Yes, this is very much what Hamilton is meant to do! And something we’re actively developing out — both with Hamilton and the DAGWorks product.
The high-level design (and there are a few variants of it) is:
1. Have a single DAG that specifies everything end-to-end (E.G. instead of loading data to/from places, just pass it through
2. Break that out into the “tasks” you mentioned above — using additional data
loaders/
materializers to save/load intermediate results
3. Run those tasks on top of the macro-orchestration system — run Hamilton within DAGSter, dbt python, prefect, airflow, etc…
4. Get full column-level/micro-lineage, inspect intermediate results, plug whatever metadata you need into the systems you mentioned above/others, etc…

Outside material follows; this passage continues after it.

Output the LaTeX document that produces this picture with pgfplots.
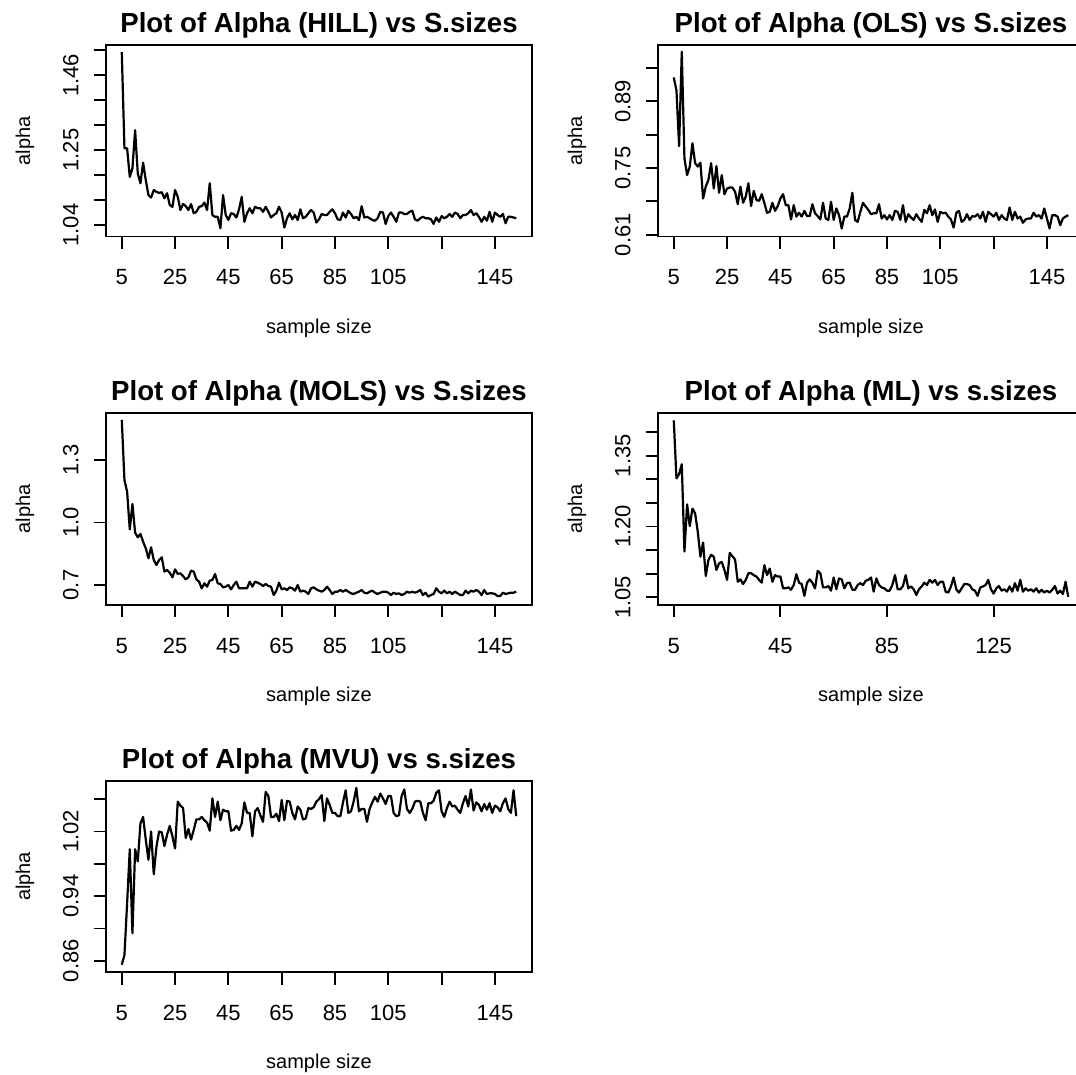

The advantages to this design are pretty unique to Hamilton:
1. You can test the whole thing end to end, locally, using small data
2. You can view fine-grained/logical lineage on a per-task basis
3. You can be flexible about how you want to break it up — say that you actually want to combine tasks (1) and (2), or run it all in one, that’s all super simple with a bit of configuration.
or you want to break task (1) into two different pieces, that’s fairly easy as well.
So it’s a slight paradigm shift — don’t think about the tasks, think about the logic. Then you can create the tasks from the logic itself, knowing what data you want to be available and where.
Does this make sense? IMO this is one of the great reasons to use Hamilton — start small then grow out.